Just in time for Valentine's Day, a blog post about how to cultivate a healthy mind and happy heart! This is Thinking about thinking, Part II. You know that moment when you are driving to the boonies and your favorite radio station becomes more faint? Suddenly your song gets mashed up with a sports talk show. The music becomes garbled and static starts to set your teeth on edge. Our minds are a lot like that radio station. Static can interfere with the normal, beautiful music of life. Worries creep in. Anger. Resentment. Guilt. Obsessive or depressing thoughts. It could be a particular relationship that is fraught with tension, or a work or health issue that is apparently unresolvable. How do we avoid wallowing on thoughts that interfere with a peaceful, happy heart and a positive outlook? How do we fill our minds with good things?
- Guard your heart. We want to avoid getting that static in our heads in the first place. We need to protect our hearts from thoughts that drag us down (or move us in the wrong direction). This is why I won’t be going to see “Fifty shades of grey” this weekend. Images are powerful and difficult to erase. I like to eat the best food to fuel my body. Why would I want to let sordid images pollute my mind? Guarding my heart means being careful what I expose myself to. If/when I am tempted to go down a path that is unhelpful, I recruit “back up” guards: friends or family whom I can turn to for support and strength. Or I look for healthier, uplifting alternatives—exercise, an inspiring book or movie, connecting with friends who I know will lift me up.
- Be present. There’s a lot of buzz about mindfulness and awareness these days. I understand the hype. We can physically be in one place while our minds can be far, far away.
If unhelpful thoughts or worries sneak past our “guarded heart”, how do we minimize the damage? One help is to focus on the here and now. I remember a few years back when I was troubled with a difficult relationship with a coworker. I was like a dog with a chew toy. My mind was going over and over the problem, puzzling over it. I’d drop it, only to pick it up again in short order. I learned a little trick that helped me get out of my head and into real life. I would remind myself of where I was and what I was doing. Literally. Even if I had to say it out loud. I would speak softly to myself: “I’m in the grocery store,” I’d say. “I’m buying oranges.” (Most people probably just thought I was on the phone.) It sounds silly but it was actually quite grounding. The worrying was getting me nowhere anyway. And it reminded me that there’s a lot of life going on right underneath my nose.
- Change the channel. Do you find certain thoughts are dogging you? Do you have a friend that makes you feel like dirt? Does a certain situation cause you stomachaches? Try to observe the relationship or problem from a detached perspective. What is troubling you? What is really going on? Stepping back a bit can help you to find new ways to relate or respond. You can’t very well change the channel if you think it’s the only one available. You need a fresh perspective to find alternatives to that channel. Look for people, situations, and places that lift you up rather than dragging you down.

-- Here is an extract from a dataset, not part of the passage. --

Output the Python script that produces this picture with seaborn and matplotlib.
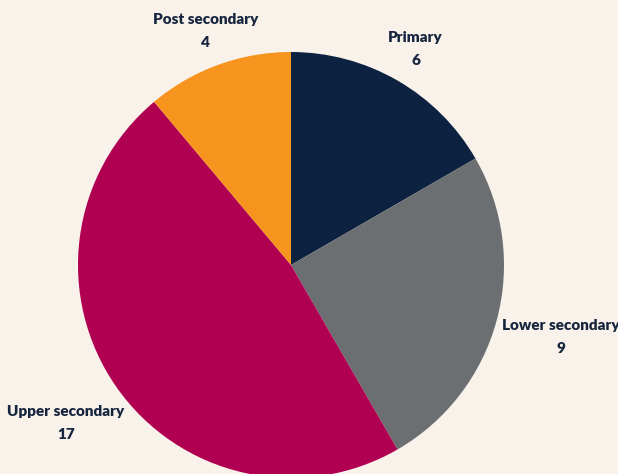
import numpy as np
import matplotlib
matplotlib.use("Agg")
import matplotlib.pyplot as plt
import seaborn as sns

# data
levels = ["Primary", "Lower secondary", "Upper secondary", "Post secondary"]
counts = [6, 9, 17, 4]

colors = sns.color_palette(["#0d2240", "#6b6f72", "#b00052", "#f7941d"])
label_dist = [1.17, 1.31, 1.29, 1.17]

sns.set_theme(style="white")
plt.rcParams['font.family'] = ['Lato', 'DejaVu Sans']

bg = "#f9f2eb"
fig = plt.figure(figsize=(6.18, 4.74), dpi=100, facecolor=bg)
ax = fig.add_axes([0, 0, 1, 1])
ax.set_facecolor(bg)

R = 213
wedges, _ = ax.pie(counts, colors=colors, startangle=90, counterclock=False,
                   radius=R, center=(0, 0), wedgeprops=dict(linewidth=0))

for w, lab, n, d in zip(wedges, levels, counts, label_dist):
    mid = np.deg2rad((w.theta1 + w.theta2) / 2)
    x, y = R * d * np.cos(mid), R * d * np.sin(mid)
    ax.text(x, y, f"{lab}\n{n}", ha="center", va="center", fontsize=11,
            fontweight="heavy", color="#17263f", linespacing=1.9)

ax.set_xlim(-291, 327)
ax.set_ylim(-209, 265)
ax.set_aspect("auto")
ax.axis("off")

fig.savefig("out.png", dpi=100, facecolor=bg)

- Look up. Looking up is also about perspective. What is our focus? On a cold, snowy day, for example, you can either gripe about the number on the thermometer or you can choose to be grateful about your warm home, a cup of soup, or an uplifting movie. Both things are true: it is bitterly cold and you also have what you need around you. Why focus on the bothersome thing? The first time I visited my husband’s grandmother after her move to assisted living, she said, “I have all of these nice people who take care of me here.” Her positivity blew me away. She may have been sad about leaving her home but she still chose to focus on what good was still around her. If we make a habit of this, we will find ourselves in a healthier place emotionally. And we will be better suited to help others look up, too. (And by the way, if you look up long enough, you may start to get a glimpse of the Giver of all those good gifts.)
- Persevere. Whatever you do, don’t let those persistent negative thoughts have the last word. When you screw up at work on a particular project, you will feel dejected and discouraged. Of course. Go ahead and let yourself feel it. (See Tip 2: be present.) Then, remind yourself that you can’t go back and fix it. Move on. Work harder (or smarter) on the next project. That failure does not define you. Set-backs will happen in life. You failed, but that doesn’t make you a failure. In "The War of Art: Break through the blocks and win your creative battles," author Steven Pressfield contrasts the person who sees himself as an amateur and the person who perceives himself as a professional. The professional, when confronted with setbacks and disappointments, perseveres. The amateur gives up. The professional shows up, time after time, after time, regardless of what the previous result was. Professionals put in the time and effort and may see no return for years. Don't let set backs set you permanently back. Keep perspective and persevere.